A fully autonomous bug-bounty framework called Pentest Agent Suite has been open-sourced, delivering 50 specialized security agents, 26 slash commands, 19 CLI tools, and a cross-IDE installer across seven major AI coding platforms — Claude Code, OpenAI Codex, Google Gemini, Cursor, Windsurf, VS Code Copilot, and OpenClaw. The project, published on GitHub by researcher H-mmer, ships as a cohesive security platform with persistent memory, live bug-bounty platform integration, and a FAISS-backed semantic writeup search engine that agents query in real time to surface prior art before testing a vulnerability class.

Pentest Agent Suite is organized around three layers: 50 specialized agents, a dual-server MCP (Model Context Protocol) infrastructure, and a comprehensive rules library.
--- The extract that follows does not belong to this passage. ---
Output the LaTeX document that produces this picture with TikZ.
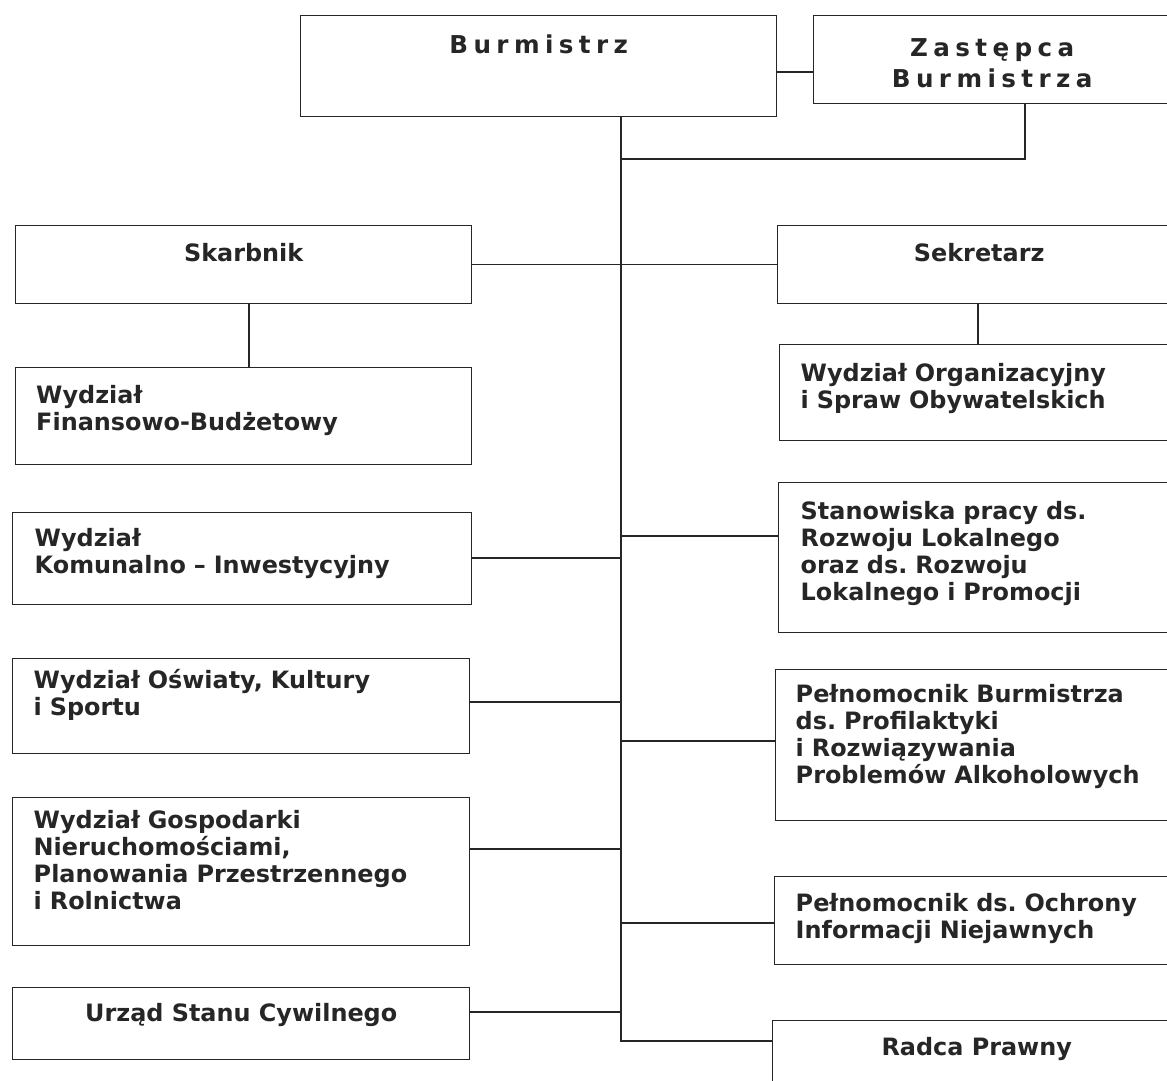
\documentclass[tikz,border=0pt]{standalone}
\usepackage{fontspec}
\setmainfont{DejaVu Sans}
\newfontfamily\spacedfont[LetterSpace=22]{DejaVu Sans}
\frenchspacing

\begin{document}
\begin{tikzpicture}[x=0.02cm, y=-0.02cm,
	unit/.style={draw=black!85, line width=0.8pt, inner sep=0pt, anchor=north west,
	             text=black!85},
	extent/.style 2 args={minimum width=#1*0.02cm, minimum height=#2*0.02cm},
	lbox/.style={unit, align=left, text width=#1, text height=0.4cm,
	             font=\fontsize{13.6}{15.3}\selectfont\bfseries},
	cbox/.style={unit, font=\fontsize{13.6}{15.3}\selectfont\bfseries},
	headbox/.style={unit, font=\fontsize{14}{18}\selectfont\spacedfont\bfseries},
	wire/.style={black!85, line width=0.8pt}]
	\useasboundingbox (0,0) rectangle (1167,1081);
	\clip (0,0) rectangle (1167,1081);

	% Top
	\node[headbox, extent={476}{101}, text depth=0.88cm] (burm) at (300,15) {Burmistrz};
	\node[headbox, extent={357}{88}, align=center, text height=1.12cm, text depth=0cm]
	     (zast) at (813,15) {Zastępca\\Burmistrza};

	% Left column
	\node[cbox, extent={456}{78}, text depth=0.48cm] (skarb) at (15,225) {Skarbnik};
	\node[lbox=8.3cm, extent={456}{97}, text depth=0.9cm] (wfin) at (15,367)
	     {Wydział\\Finansowo-Budżetowy};
	\node[lbox=8.3cm, extent={459}{92}, text depth=0.88cm] (wkom) at (12,512)
	     {Wydział\\Komunalno – Inwestycyjny};
	\node[lbox=8.3cm, extent={457}{95}, text depth=1.1cm] (wosw) at (12,658)
	     {Wydział Oświaty, Kultury\\i Sportu};
	\node[lbox=8.3cm, extent={457}{148}, text depth=2.12cm] (wgosp) at (12,797)
	     {Wydział Gospodarki\\Nieruchomościami,\\Planowania Przestrzennego\\i Rolnictwa};
	\node[cbox, extent={457}{72}, text depth=0.46cm] (urzad) at (12,987)
	     {Urząd Stanu Cywilnego};

	% Right column
	\node[cbox, extent={403}{78}, text depth=0.48cm] (sekr) at (777,225) {Sekretarz};
	\node[lbox=7.18cm, extent={401}{96}, text depth=0.84cm] (worg) at (779,344)
	     {Wydział Organizacyjny\\i Spraw Obywatelskich};
	\node[lbox=7.16cm, extent={402}{150}, text depth=1.92cm] (stan) at (778,482)
	     {Stanowiska pracy ds.\\Rozwoju Lokalnego\\oraz ds. Rozwoju\\Lokalnego i Promocji};
	\node[lbox=7.3cm, extent={405}{151}, text depth=2.1cm] (pelnb) at (775,669)
	     {Pełnomocnik Burmistrza\\ds. Profilaktyki\\i Rozwiązywania\\Problemów Alkoholowych};
	\node[lbox=7.28cm, extent={406}{88}, text depth=0.76cm] (pelno) at (774,876)
	     {Pełnomocnik ds. Ochrony\\Informacji Niejawnych};
	\node[cbox, extent={408}{80}, text depth=0.56cm] (radca) at (772,1020) {Radca Prawny};

	% Wires
	\coordinate (t) at (621,0);
	\draw[wire] (burm.east |- 0,72) -- (zast.west |- 0,72);
	\draw[wire] (burm.south -| t) -- (t |- 0,1041) -- (radca.west |- 0,1041);
	\draw[wire] (zast.south -| 1025,0) |- (t |- 0,159);
	\draw[wire] (skarb.east) -- (sekr.west);
	\draw[wire] (skarb.south -| 249,0) -- (wfin.north -| 249,0);
	\draw[wire] (sekr.south -| 978,0) -- (worg.north -| 978,0);
	\foreach \b/\y in {wkom/558, wosw/702, wgosp/849, urzad/1012}
		\draw[wire] (\b.east |- 0,\y) -- (t |- 0,\y);
	\foreach \b/\y in {stan/536, pelnb/741, pelno/923}
		\draw[wire] (t |- 0,\y) -- (\b.west |- 0,\y);
\end{tikzpicture}
\end{document}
The bounty-platforms MCP server integrates 16 programs — including HackerOne (full API), Bugcrowd, Intigriti, Immunefi, and YesWeHack — exposing seven tools: list_platforms, get_program_scope, sync_program, draft_report, and submit_report. The writeup-search MCP server auto-detects three modes: FAISS semantic search, SQLite keyword search, and a zero-dependency local fallback querying the bundled rules/payloads.md — 2,605 lines spanning XSS, SSRF, SQLi, IDOR, OAuth, SSTI, JWT, LFI, prototype pollution, NoSQLi, and DeFi attack patterns.
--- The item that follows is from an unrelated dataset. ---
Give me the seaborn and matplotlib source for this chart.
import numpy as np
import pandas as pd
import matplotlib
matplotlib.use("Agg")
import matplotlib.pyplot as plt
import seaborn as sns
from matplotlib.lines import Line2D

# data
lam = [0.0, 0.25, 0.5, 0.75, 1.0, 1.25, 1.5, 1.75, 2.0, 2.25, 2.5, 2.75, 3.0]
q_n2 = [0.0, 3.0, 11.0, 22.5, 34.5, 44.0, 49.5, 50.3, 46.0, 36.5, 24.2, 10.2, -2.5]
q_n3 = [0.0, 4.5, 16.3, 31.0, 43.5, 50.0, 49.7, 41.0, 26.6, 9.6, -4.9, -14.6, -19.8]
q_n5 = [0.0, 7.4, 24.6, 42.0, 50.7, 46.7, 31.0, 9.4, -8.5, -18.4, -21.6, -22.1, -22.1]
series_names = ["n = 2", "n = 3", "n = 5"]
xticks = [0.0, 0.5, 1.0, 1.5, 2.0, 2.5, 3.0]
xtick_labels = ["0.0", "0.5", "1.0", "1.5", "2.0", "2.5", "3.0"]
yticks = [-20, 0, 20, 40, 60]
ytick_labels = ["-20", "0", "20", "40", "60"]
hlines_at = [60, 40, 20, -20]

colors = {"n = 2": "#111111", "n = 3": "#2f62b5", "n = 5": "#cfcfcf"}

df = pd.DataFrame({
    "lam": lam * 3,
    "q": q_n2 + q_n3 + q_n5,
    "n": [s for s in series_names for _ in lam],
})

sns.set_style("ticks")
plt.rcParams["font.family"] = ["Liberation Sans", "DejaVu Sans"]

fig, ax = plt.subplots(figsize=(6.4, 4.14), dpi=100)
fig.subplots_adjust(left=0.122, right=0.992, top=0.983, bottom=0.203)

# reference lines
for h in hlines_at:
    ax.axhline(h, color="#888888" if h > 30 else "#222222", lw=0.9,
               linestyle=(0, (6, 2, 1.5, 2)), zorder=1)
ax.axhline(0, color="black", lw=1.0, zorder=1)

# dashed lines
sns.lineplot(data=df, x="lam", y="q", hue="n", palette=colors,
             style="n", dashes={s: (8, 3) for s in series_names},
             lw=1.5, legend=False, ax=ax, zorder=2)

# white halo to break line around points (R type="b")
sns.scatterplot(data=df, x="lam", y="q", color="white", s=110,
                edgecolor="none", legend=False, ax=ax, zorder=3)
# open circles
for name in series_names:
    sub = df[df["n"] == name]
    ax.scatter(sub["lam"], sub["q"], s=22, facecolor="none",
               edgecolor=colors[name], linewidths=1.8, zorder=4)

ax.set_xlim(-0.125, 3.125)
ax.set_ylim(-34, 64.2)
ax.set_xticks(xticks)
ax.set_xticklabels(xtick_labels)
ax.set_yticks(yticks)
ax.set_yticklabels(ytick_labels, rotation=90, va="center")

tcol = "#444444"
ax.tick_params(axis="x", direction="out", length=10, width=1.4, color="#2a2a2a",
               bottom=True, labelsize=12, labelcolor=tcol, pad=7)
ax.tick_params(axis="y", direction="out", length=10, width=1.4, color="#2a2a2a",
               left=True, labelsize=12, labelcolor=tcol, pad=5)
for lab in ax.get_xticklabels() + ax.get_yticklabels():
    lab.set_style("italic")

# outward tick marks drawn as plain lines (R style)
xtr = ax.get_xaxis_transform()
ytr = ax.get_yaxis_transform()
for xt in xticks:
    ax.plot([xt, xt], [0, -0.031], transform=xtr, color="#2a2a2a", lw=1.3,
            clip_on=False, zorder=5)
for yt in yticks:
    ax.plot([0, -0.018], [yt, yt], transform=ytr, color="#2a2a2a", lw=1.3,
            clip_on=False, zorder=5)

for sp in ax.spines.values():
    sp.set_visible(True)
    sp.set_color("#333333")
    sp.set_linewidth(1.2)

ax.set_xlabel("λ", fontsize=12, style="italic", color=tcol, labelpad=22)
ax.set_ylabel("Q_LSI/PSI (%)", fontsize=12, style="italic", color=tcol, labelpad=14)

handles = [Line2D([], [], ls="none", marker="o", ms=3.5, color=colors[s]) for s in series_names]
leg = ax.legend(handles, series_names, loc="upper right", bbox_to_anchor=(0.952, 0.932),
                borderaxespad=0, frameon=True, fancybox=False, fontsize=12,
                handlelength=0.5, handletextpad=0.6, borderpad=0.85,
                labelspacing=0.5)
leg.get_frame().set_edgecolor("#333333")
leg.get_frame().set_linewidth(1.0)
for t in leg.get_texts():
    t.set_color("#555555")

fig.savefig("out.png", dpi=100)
The framework's headline feature is the 7-Question Gate, a validation pipeline run by the validator agent on every finding — the first "NO" triggers an automatic KILL, DOWNGRADE, or CHAIN REQUIRED verdict. No finding can reach /submit without a /validate PASS and a /quality score of 7 or higher, enforced by hard gates in the /report and /submit commands. The /autopilot command implements an anti-shallow depth engine that mandates multi-layer stacked-encoding in every payload attempt and refuses to declare an attack surface exhausted until a full exhaustion matrix is complete — configurable via --paranoid, --normal, or --yolo checkpoint modes.

A persistent brain.py tracks every endpoint per target, enforces circuit-breaker logic (5× consecutive 403/429 responses trigger a 60-second auto-backoff), and syncs cross-engagement knowledge via incremental hash-based diffing. The installer (python3 -m tools.installer) generates native configuration formats for each supported tool and writes them to the appropriate IDE directories. IDEs without native subagent support — Cursor, Windsurf, and OpenClaw — receive content translated into skill files and rules, with Claude-specific prose stripped and path variables rewritten to absolute references.
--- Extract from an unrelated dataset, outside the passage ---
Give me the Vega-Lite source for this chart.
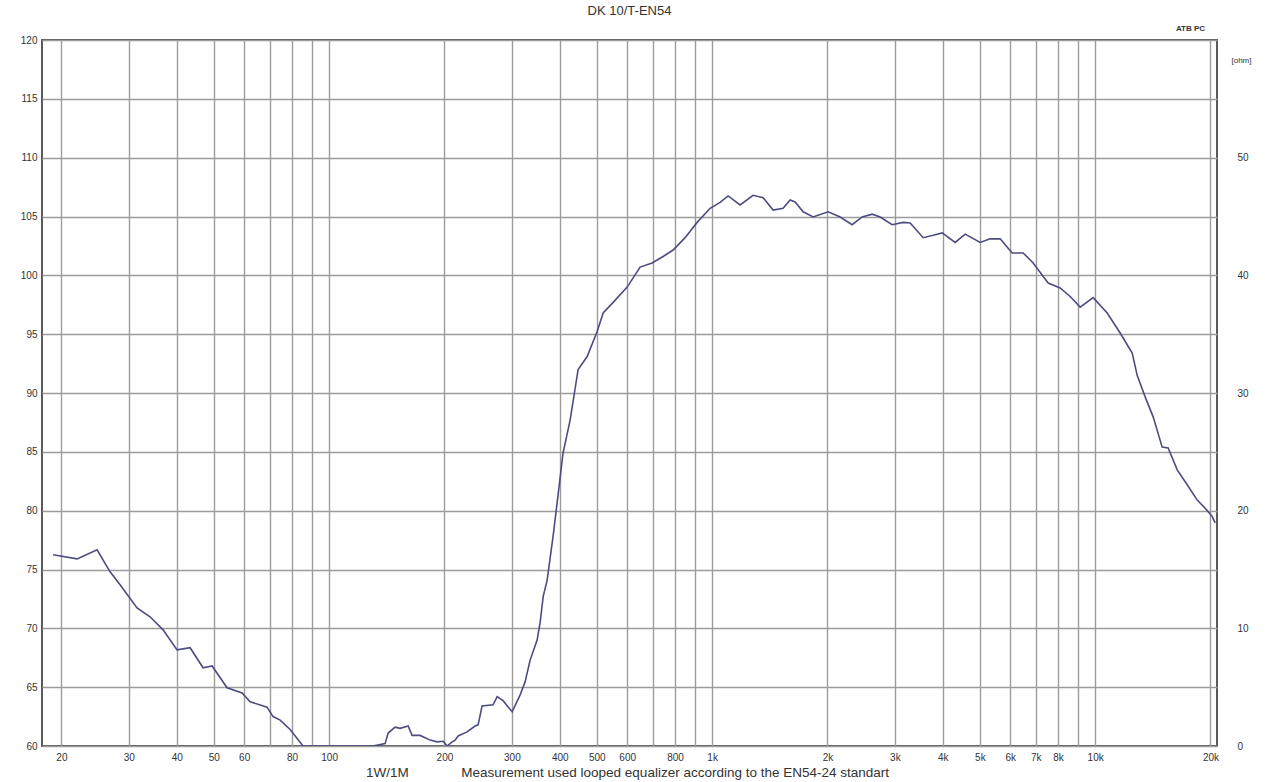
{
  "$schema": "https://vega.github.io/schema/vega-lite/v6.json",
  "width": 1175,
  "height": 706,
  "autosize": "none",
  "padding": {"left": 42, "top": 40, "right": 48, "bottom": 36},
  "background": "white",
  "config": {
    "font": "Liberation Sans",
    "view": {"stroke": "#5a5a5a", "strokeWidth": 2},
    "axis": {"labelFont": "Liberation Sans", "titleFont": "Liberation Sans", "labelColor": "#333", "titleColor": "#333", "ticks": false, "domain": false, "labelFontSize": 10}
  },
  "title": {"text": "DK 10/T-EN54", "fontSize": 13, "fontWeight": "normal", "color": "#333", "offset": 6, "anchor": "middle", "font": "Liberation Sans"},
  "data": {
    "values": [
      {"f": 19.03, "db": 76.25}, {"f": 21.98, "db": 75.9}, {"f": 24.79, "db": 76.67}, {"f": 26.8, "db": 74.8},
      {"f": 28.46, "db": 73.7}, {"f": 31.52, "db": 71.74}, {"f": 34.08, "db": 70.98}, {"f": 36.86, "db": 69.87},
      {"f": 40.09, "db": 68.17}, {"f": 43.36, "db": 68.35}, {"f": 46.88, "db": 66.65}, {"f": 49.5, "db": 66.8},
      {"f": 54.15, "db": 64.95}, {"f": 59.27, "db": 64.5}, {"f": 62.2, "db": 63.76}, {"f": 68.86, "db": 63.3},
      {"f": 71.4, "db": 62.5}, {"f": 74.5, "db": 62.2}, {"f": 79.1, "db": 61.4}, {"f": 85.5, "db": 60.0},
      {"f": 130, "db": 60.0}, {"f": 140, "db": 60.2}, {"f": 142.6, "db": 61.1}, {"f": 148.7, "db": 61.6},
      {"f": 153.3, "db": 61.5}, {"f": 160.8, "db": 61.7}, {"f": 164.7, "db": 60.9}, {"f": 172.8, "db": 60.9},
      {"f": 183.6, "db": 60.5}, {"f": 191.4, "db": 60.35}, {"f": 198.5, "db": 60.4}, {"f": 203.3, "db": 60.0},
      {"f": 209.5, "db": 60.35}, {"f": 213.3, "db": 60.5}, {"f": 217.2, "db": 60.85}, {"f": 229.2, "db": 61.2},
      {"f": 240.5, "db": 61.7}, {"f": 244.9, "db": 61.8}, {"f": 250.8, "db": 63.4}, {"f": 268, "db": 63.5},
      {"f": 274.6, "db": 64.2}, {"f": 284.6, "db": 63.85}, {"f": 300.5, "db": 62.9}, {"f": 315.3, "db": 64.35},
      {"f": 324.9, "db": 65.45}, {"f": 334.8, "db": 67.3}, {"f": 349.2, "db": 69.0}, {"f": 355.6, "db": 70.5},
      {"f": 362.1, "db": 72.7}, {"f": 370.9, "db": 74.1}, {"f": 385, "db": 78.0}, {"f": 401, "db": 82.8},
      {"f": 408, "db": 84.9}, {"f": 425.8, "db": 87.7}, {"f": 446.8, "db": 92.0}, {"f": 471.7, "db": 93.1},
      {"f": 500.7, "db": 95.2}, {"f": 519.3, "db": 96.8}, {"f": 551.5, "db": 97.7}, {"f": 600, "db": 99.0},
      {"f": 648.6, "db": 100.7}, {"f": 697.2, "db": 101.05}, {"f": 744.6, "db": 101.6}, {"f": 791, "db": 102.15},
      {"f": 850, "db": 103.2}, {"f": 913.7, "db": 104.5}, {"f": 988, "db": 105.7}, {"f": 1049, "db": 106.2},
      {"f": 1101, "db": 106.75}, {"f": 1183, "db": 105.98}, {"f": 1279, "db": 106.8}, {"f": 1359, "db": 106.6},
      {"f": 1443, "db": 105.55}, {"f": 1532, "db": 105.7}, {"f": 1598, "db": 106.4}, {"f": 1647, "db": 106.24},
      {"f": 1728, "db": 105.4}, {"f": 1835, "db": 104.96}, {"f": 2008, "db": 105.4}, {"f": 2159, "db": 104.96},
      {"f": 2320, "db": 104.3}, {"f": 2464, "db": 104.96}, {"f": 2617, "db": 105.2}, {"f": 2746, "db": 104.96},
      {"f": 2951, "db": 104.3}, {"f": 3153, "db": 104.5}, {"f": 3289, "db": 104.45}, {"f": 3556, "db": 103.2},
      {"f": 3776, "db": 103.4}, {"f": 3987, "db": 103.6}, {"f": 4311, "db": 102.8}, {"f": 4578, "db": 103.5},
      {"f": 5008, "db": 102.8}, {"f": 5318, "db": 103.1}, {"f": 5649, "db": 103.1}, {"f": 6071, "db": 101.9},
      {"f": 6486, "db": 101.9}, {"f": 6888, "db": 101.05}, {"f": 7539, "db": 99.35}, {"f": 8102, "db": 98.93},
      {"f": 8605, "db": 98.2}, {"f": 9138, "db": 97.3}, {"f": 9880, "db": 98.1}, {"f": 10748, "db": 96.8},
      {"f": 11621, "db": 95.1}, {"f": 12493, "db": 93.4}, {"f": 12873, "db": 91.5}, {"f": 13504, "db": 89.67},
      {"f": 14171, "db": 87.97}, {"f": 14960, "db": 85.4}, {"f": 15509, "db": 85.33}, {"f": 16375, "db": 83.47},
      {"f": 17389, "db": 82.2}, {"f": 18467, "db": 80.9}, {"f": 19375, "db": 80.2}, {"f": 20209, "db": 79.5},
      {"f": 20578, "db": 78.96}
    ]
  },
  "layer": [
    {
      "mark": {"type": "line", "color": "#4c4c82", "strokeWidth": 1.6, "clip": true},
      "encoding": {
        "x": {
          "field": "f", "type": "quantitative",
          "scale": {"type": "log", "domain": [17.8, 20800], "nice": false},
          "axis": {
            "orient": "bottom",
            "values": [20, 30, 40, 50, 60, 70, 80, 90, 100, 200, 300, 400, 500, 600, 700, 800, 900, 1000, 2000, 3000, 4000, 5000, 6000, 7000, 8000, 9000, 10000, 20000],
            "labelExpr": "indexof([70, 90, 700, 900, 9000], datum.value) >= 0 ? '' : (datum.value >= 1000 ? format(datum.value / 1000, 'd') + 'k' : format(datum.value, 'd'))",
            "labelFontSize": 10, "labelPadding": 6, "labelFlush": false, "labelOverlap": false,
            "grid": true, "gridColor": "#9c9c9c", "gridWidth": 1.4,
            "title": "1W/1M\u00a0\u00a0\u00a0\u00a0\u00a0\u00a0\u00a0\u00a0\u00a0\u00a0\u00a0\u00a0\u00a0\u00a0Measurement used looped equalizer according to the EN54-24 standart",
            "titleFontSize": 13.5, "titleFontWeight": "normal", "titlePadding": 0, "titleX": 585, "titleY": 19
          }
        },
        "y": {
          "field": "db", "type": "quantitative",
          "scale": {"domain": [60, 120], "nice": false, "zero": false},
          "axis": {
            "orient": "left", "values": [60, 65, 70, 75, 80, 85, 90, 95, 100, 105, 110, 115, 120],
            "labelFontSize": 10, "labelPadding": 5, "labelFlush": false,
            "grid": true, "gridColor": "#9c9c9c", "gridWidth": 1.4, "title": null
          }
        }
      }
    },
    {
      "mark": {"type": "line", "opacity": 0},
      "encoding": {
        "x": {
          "field": "f", "type": "quantitative",
          "scale": {"type": "log", "domain": [17.8, 20800], "nice": false},
          "axis": {"orient": "top", "labels": false, "grid": false, "values": [],
            "title": "ATB PC", "titleFontSize": 8, "titleFontWeight": "bold", "titleX": 1148, "titleY": -12, "titleAlign": "center", "titleBaseline": "middle"}
        },
        "y": {
          "field": "db", "type": "quantitative",
          "scale": {"domain": [60, 120], "nice": false, "zero": false},
          "axis": {
            "orient": "right", "values": [60, 70, 80, 90, 100, 110],
            "labelExpr": "format(datum.value - 60, 'd')", "labelFontSize": 10, "labelPadding": 20, "labelAlign": "left", "labelFlush": false,
            "grid": false,
            "title": "[ohm]", "titleAngle": 0, "titleFontSize": 8, "titleFontWeight": "normal", "titleX": 24, "titleY": 20, "titleAlign": "center", "titleBaseline": "middle"
          }
        }
      }
    }
  ],
  "resolve": {"scale": {"x": "independent", "y": "independent"}, "axis": {"x": "independent", "y": "independent"}}
}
The agent roster spans 19 HackerOne weakness specialists (xss-hunter, sqli-hunter, ssrf-hunter, rce-hunter, oauth-hunter, llm-ai-hunter), an 8-agent SAST pipeline, infrastructure and recon agents (cloud-recon, js-analyzer, graphql-audit, waf-profiler), and a web3-auditor for Solidity and DeFi patterns. Five deep methodology skills accompany the hunters — each distilled from hundreds of real paid reports — including hunt-rce (RSC CVE-2025-55182, runc Leaky Vessels, BentoML pickle), hunt-xss (DOMPurify mXSS, n8n MCP OAuth XSS GHSA-537j-gqpc-p7fq), and hunt-llm-ai (aligned to OWASP LLM Top 10 v2025 and the Agentic AI Top 10).

Cost tracking runs via CC hooks: the SubagentStop event fires cost_hook.py, logging agent name and session cost to cost-tracking.json, with live spend visible in the statusline. A PreToolUse scope hook (scope_hook.py) matches every Bash command against scope.yaml using exact and wildcard patterns, blocking out-of-scope execution before the tool call fires. CVSS scoring is enforced programmatically — cvss_version_guard.py mandates CVSS 3.1 for HackerOne and CVSS 4.0 for all other platforms.

The framework is available at GitHub and is licensed exclusively for authorized security testing under responsible disclosure. A bundled rag-builder/ utility can construct local FAISS writeup indexes from a 146-repository seed list covering CTF archives, bug-bounty reports, and payload collections — all destructive operations gated behind an explicit --execute flag. Requirements include Python 3.10+, uv, and standard recon tooling: nmap, httpx, subfinder, nuclei, ffuf, katana, and sqlmap.